[Recorded data]
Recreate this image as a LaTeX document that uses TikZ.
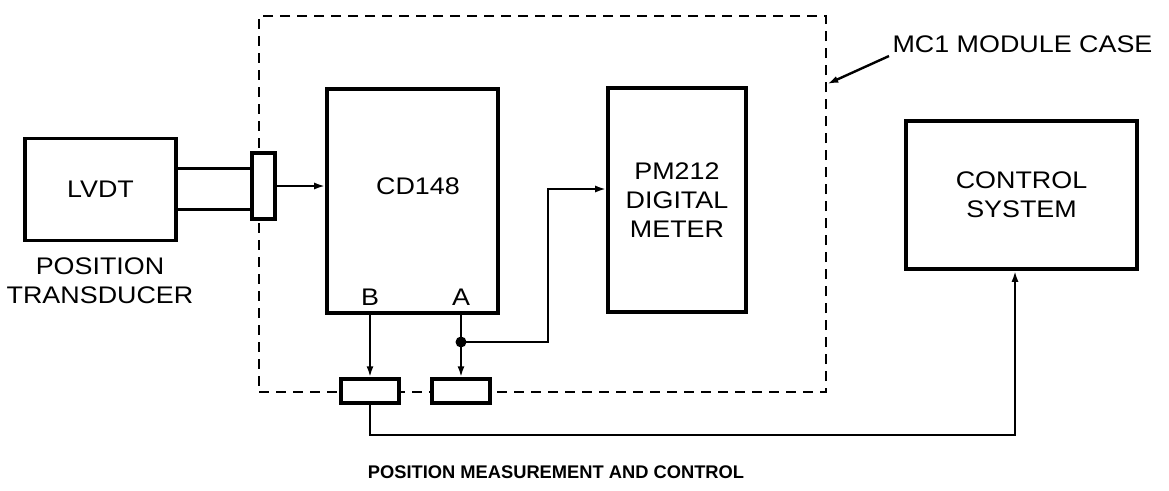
\documentclass[tikz,border=0pt]{standalone}
\usepackage{fontspec}
\setmainfont{Liberation Sans}[FakeStretch=1.12]
\newfontfamily\titlefont{Liberation Sans}
\usetikzlibrary{arrows.meta}

\begin{document}
\begin{tikzpicture}[x=1pt, y=-1pt, >={Latex[length=11pt,width=7pt]},
  blk/.style={draw, line width=3.6pt, inner sep=0pt, align=center,
    font=\fontsize{24}{29}\selectfont},
  plug/.style={draw, line width=3.4pt, fill=white, inner sep=0pt},
  sig/.style={line width=2.8pt},
  lbl/.style={align=center, font=\fontsize{24}{29}\selectfont}]
  \useasboundingbox (0,0) rectangle (1169,490);

  % Module case (dashed outline)
  \node[draw, line width=2.5pt, dash pattern=on 10pt off 7pt,
    minimum width=567pt, minimum height=376pt] (case) at (542.5,204) {};
  \node[lbl, anchor=west] (casename) at (889,44) {MC1 MODULE CASE};
  \coordinate (casept) at (case.east |- 0,84);
  \draw[line width=2.4pt, ->] (casename.south west) -- (casept);

  % Blocks
  \node[blk, minimum width=151pt, minimum height=102pt] (lvdt) at (100.5,189.5) {LVDT};
  \node[lbl] (lvdtname) at (100,281) {POSITION\\TRANSDUCER};
  \node[blk, minimum width=171pt, minimum height=224pt] (cd) at (412.5,201) {};
  \node[lbl] (cdname) at (418,186) {CD148};
  \node[lbl] (outb) at (370,297) {B};
  \node[lbl] (outa) at (461,297) {A};
  \node[blk, minimum width=138pt, minimum height=224pt] (pm) at (677,200) {PM212\\DIGITAL\\METER};
  \node[blk, minimum width=231pt, minimum height=148pt] (ctrl) at (1021.5,195) {CONTROL\\SYSTEM};

  % Plugs on the case wall
  \node[plug, minimum width=23pt, minimum height=66pt] (plugin) at (263.5,186) {};
  \node[plug, minimum width=58pt, minimum height=24pt] (plugb) at (370,391) {};
  \node[plug, minimum width=58pt, minimum height=24pt] (pluga) at (461,391) {};

  % LVDT leads and input
  \draw[sig] ([yshift=21pt]lvdt.east) -- ([yshift=21pt]lvdt.east -| plugin.west);
  \draw[sig] ([yshift=-20pt]lvdt.east) -- ([yshift=-20pt]lvdt.east -| plugin.west);
  \draw[sig, ->] (plugin.east) -- (plugin.east -| cd.west);

  % Outputs B and A
  \draw[sig, ->] (cd.south -| plugb) -- (plugb.north);
  \draw[sig, ->] (cd.south -| pluga) -- (pluga.north);

  % Output A also to the meter
  \coordinate (tap) at (pluga |- 0,342);
  \coordinate (jog) at (548,189);
  \fill (tap) circle (5.5pt);
  \draw[sig, ->] (tap) -| (jog) -- (jog -| pm.west);

  % Output B to control system
  \coordinate (bend) at (1015,435);
  \draw[sig, ->] (plugb.south) |- (bend) -- (bend |- ctrl.south);

  % Caption
  \node[font=\titlefont\fontsize{18.3}{22}\bfseries\selectfont] (title) at (556,472)
    {POSITION MEASUREMENT AND CONTROL};
\end{tikzpicture}
\end{document}
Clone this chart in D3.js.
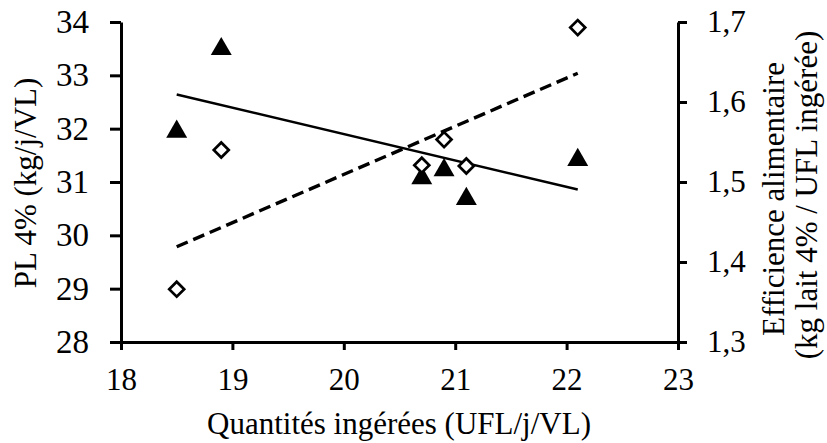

Written exercise.
Tally the lines of the records holding the word "this", then state only the tally.

Correct output.
2